-- WHAT IS NEEDED --
Go through the material and write it all out exactly, minus the pictures.

════

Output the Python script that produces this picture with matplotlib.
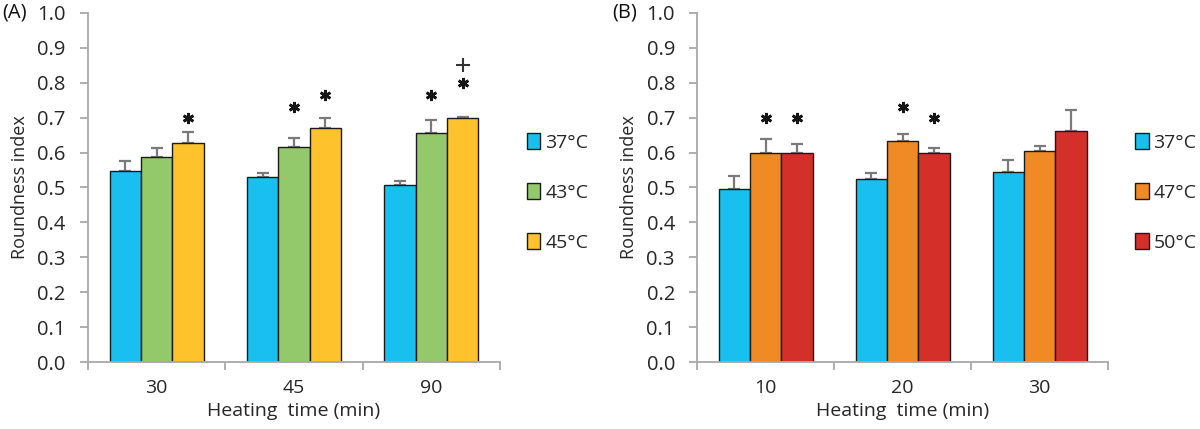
import numpy as np
import matplotlib
matplotlib.use("Agg")
import matplotlib.pyplot as plt
from matplotlib.patches import Patch

plt.rcParams['font.family'] = ['Open Sans', 'DejaVu Sans']

# panel A data
times_a = ['30', '45', '90']
labels_a = ['37°C', '43°C', '45°C']
means_a = [[0.547, 0.530, 0.507],
           [0.587, 0.617, 0.657],
           [0.628, 0.670, 0.698]]
errs_a = [[0.030, 0.012, 0.012],
          [0.026, 0.026, 0.037],
          [0.031, 0.030, 0.005]]
# significance marks: star level per bar (nan = none), plus level
stars_a = [[np.nan, np.nan, np.nan],
           [np.nan, 0.730, 0.765],
           [0.700, 0.765, 0.800]]
plus_a = [[np.nan, np.nan, np.nan],
          [np.nan, np.nan, np.nan],
          [np.nan, np.nan, 0.850]]
colors_a = ['#19bfee', '#93c86b', '#fdc22c']

# panel B data
times_b = ['10', '20', '30']
labels_b = ['37°C', '47°C', '50°C']
means_b = [[0.496, 0.524, 0.545],
           [0.600, 0.633, 0.605],
           [0.600, 0.600, 0.662]]
errs_b = [[0.036, 0.018, 0.033],
          [0.040, 0.020, 0.013],
          [0.025, 0.013, 0.060]]
stars_b = [[np.nan, np.nan, np.nan],
           [0.700, 0.730, np.nan],
           [0.700, 0.700, np.nan]]
plus_b = [[np.nan, np.nan, np.nan],
          [np.nan, np.nan, np.nan],
          [np.nan, np.nan, np.nan]]
colors_b = ['#19bfee', '#f08a24', '#d4302a']

AX_GRAY = '#a8a8a8'
TXT = '#262626'


def draw_panel(ax, times, labels, means, errs, stars, plus, colors, tag):
    x = np.arange(len(times))
    w = 0.228
    for i in range(len(labels)):
        pos = x + (i - 1) * w
        m = np.array(means[i])
        e = np.array(errs[i])
        ax.bar(pos, m, width=w, color=colors[i], edgecolor='#1a1a1a',
               linewidth=1.0, label=labels[i], zorder=2)
        ax.errorbar(pos, m, yerr=[np.zeros_like(e), e], fmt='none',
                    ecolor='#7a7a7a', elinewidth=1.6, capsize=4.5,
                    capthick=1.6, zorder=1)
        ax.plot(pos, stars[i], ls='none', marker=(6, 2, 0), ms=8, mew=1.9,
                color='#151515', clip_on=False)
        ax.plot(pos, plus[i], ls='none', marker='+', ms=10, mew=1.5,
                color='#333333', clip_on=False)
    ax.set_xlim(-0.5, len(times) - 0.5)
    ax.set_ylim(0, 1.0)
    ax.set_yticks(np.arange(0, 1.01, 0.1))
    ax.set_yticklabels([f'{v:.1f}' for v in np.arange(0, 1.01, 0.1)])
    ax.set_xticks(x)
    ax.set_xticklabels(times)
    ax.set_xticks(np.arange(-0.5, len(times), 1.0), minor=True)
    ax.tick_params(axis='x', which='major', length=0, pad=12,
                   labelsize=14, labelcolor=TXT)
    ax.tick_params(axis='x', which='minor', length=6, width=1.3,
                   color=AX_GRAY, direction='out')
    ax.tick_params(axis='y', length=6, width=1.3, color=AX_GRAY,
                   labelsize=14.5, labelcolor=TXT, pad=10)
    for sp in ['top', 'right']:
        ax.spines[sp].set_visible(False)
    for sp in ['left', 'bottom']:
        ax.spines[sp].set_color(AX_GRAY)
        ax.spines[sp].set_linewidth(1.3)
    ax.set_ylabel('Roundness index', fontsize=13, color=TXT, labelpad=6)
    ax.set_xlabel('Heating  time (min)', fontsize=14, color=TXT, labelpad=4)
    handles = [Patch(facecolor=c, edgecolor='#1a1a1a', linewidth=1.0)
               for c in colors]
    ax.legend(handles, labels, loc='upper left', bbox_to_anchor=(1.065, 0.655),
              frameon=False, fontsize=14, handlelength=0.7,
              handleheight=0.9, handletextpad=0.25, labelspacing=1.6,
              borderpad=0, borderaxespad=0, labelcolor=TXT)
    ax.text(-0.207, 1.0, tag, transform=ax.transAxes, fontsize=14.5,
            color='#111111', ha='left', va='center')


fig = plt.figure(figsize=(12, 4.29), dpi=100)
ax_a = fig.add_axes([0.0733, 0.156, 0.3434, 0.814])
ax_b = fig.add_axes([0.581, 0.156, 0.3425, 0.814])

draw_panel(ax_a, times_a, labels_a, means_a, errs_a, stars_a, plus_a,
           colors_a, '(A)')
draw_panel(ax_b, times_b, labels_b, means_b, errs_b, stars_b, plus_b,
           colors_b, '(B)')

fig.savefig('out.png', dpi=100)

════

-- REPLY TO THE EXERCISE --
Output the Python script that produces this picture with matplotlib.
import numpy as np
import matplotlib
matplotlib.use("Agg")
import matplotlib.pyplot as plt
from matplotlib.patches import Patch

plt.rcParams['font.family'] = ['Open Sans', 'DejaVu Sans']

# panel A data
times_a = ['30', '45', '90']
labels_a = ['37°C', '43°C', '45°C']
means_a = [[0.547, 0.530, 0.507],
           [0.587, 0.617, 0.657],
           [0.628, 0.670, 0.698]]
errs_a = [[0.030, 0.012, 0.012],
          [0.026, 0.026, 0.037],
          [0.031, 0.030, 0.005]]
# significance marks: star level per bar (nan = none), plus level
stars_a = [[np.nan, np.nan, np.nan],
           [np.nan, 0.730, 0.765],
           [0.700, 0.765, 0.800]]
plus_a = [[np.nan, np.nan, np.nan],
          [np.nan, np.nan, np.nan],
          [np.nan, np.nan, 0.850]]
colors_a = ['#19bfee', '#93c86b', '#fdc22c']

# panel B data
times_b = ['10', '20', '30']
labels_b = ['37°C', '47°C', '50°C']
means_b = [[0.496, 0.524, 0.545],
           [0.600, 0.633, 0.605],
           [0.600, 0.600, 0.662]]
errs_b = [[0.036, 0.018, 0.033],
          [0.040, 0.020, 0.013],
          [0.025, 0.013, 0.060]]
stars_b = [[np.nan, np.nan, np.nan],
           [0.700, 0.730, np.nan],
           [0.700, 0.700, np.nan]]
plus_b = [[np.nan, np.nan, np.nan],
          [np.nan, np.nan, np.nan],
          [np.nan, np.nan, np.nan]]
colors_b = ['#19bfee', '#f08a24', '#d4302a']

AX_GRAY = '#a8a8a8'
TXT = '#262626'


def draw_panel(ax, times, labels, means, errs, stars, plus, colors, tag):
    x = np.arange(len(times))
    w = 0.228
    for i in range(len(labels)):
        pos = x + (i - 1) * w
        m = np.array(means[i])
        e = np.array(errs[i])
        ax.bar(pos, m, width=w, color=colors[i], edgecolor='#1a1a1a',
               linewidth=1.0, label=labels[i], zorder=2)
        ax.errorbar(pos, m, yerr=[np.zeros_like(e), e], fmt='none',
                    ecolor='#7a7a7a', elinewidth=1.6, capsize=4.5,
                    capthick=1.6, zorder=1)
        ax.plot(pos, stars[i], ls='none', marker=(6, 2, 0), ms=8, mew=1.9,
                color='#151515', clip_on=False)
        ax.plot(pos, plus[i], ls='none', marker='+', ms=10, mew=1.5,
                color='#333333', clip_on=False)
    ax.set_xlim(-0.5, len(times) - 0.5)
    ax.set_ylim(0, 1.0)
    ax.set_yticks(np.arange(0, 1.01, 0.1))
    ax.set_yticklabels([f'{v:.1f}' for v in np.arange(0, 1.01, 0.1)])
    ax.set_xticks(x)
    ax.set_xticklabels(times)
    ax.set_xticks(np.arange(-0.5, len(times), 1.0), minor=True)
    ax.tick_params(axis='x', which='major', length=0, pad=12,
                   labelsize=14, labelcolor=TXT)
    ax.tick_params(axis='x', which='minor', length=6, width=1.3,
                   color=AX_GRAY, direction='out')
    ax.tick_params(axis='y', length=6, width=1.3, color=AX_GRAY,
                   labelsize=14.5, labelcolor=TXT, pad=10)
    for sp in ['top', 'right']:
        ax.spines[sp].set_visible(False)
    for sp in ['left', 'bottom']:
        ax.spines[sp].set_color(AX_GRAY)
        ax.spines[sp].set_linewidth(1.3)
    ax.set_ylabel('Roundness index', fontsize=13, color=TXT, labelpad=6)
    ax.set_xlabel('Heating  time (min)', fontsize=14, color=TXT, labelpad=4)
    handles = [Patch(facecolor=c, edgecolor='#1a1a1a', linewidth=1.0)
               for c in colors]
    ax.legend(handles, labels, loc='upper left', bbox_to_anchor=(1.065, 0.655),
              frameon=False, fontsize=14, handlelength=0.7,
              handleheight=0.9, handletextpad=0.25, labelspacing=1.6,
              borderpad=0, borderaxespad=0, labelcolor=TXT)
    ax.text(-0.207, 1.0, tag, transform=ax.transAxes, fontsize=14.5,
            color='#111111', ha='left', va='center')


fig = plt.figure(figsize=(12, 4.29), dpi=100)
ax_a = fig.add_axes([0.0733, 0.156, 0.3434, 0.814])
ax_b = fig.add_axes([0.581, 0.156, 0.3425, 0.814])

draw_panel(ax_a, times_a, labels_a, means_a, errs_a, stars_a, plus_a,
           colors_a, '(A)')
draw_panel(ax_b, times_b, labels_b, means_b, errs_b, stars_b, plus_b,
           colors_b, '(B)')

fig.savefig('out.png', dpi=100)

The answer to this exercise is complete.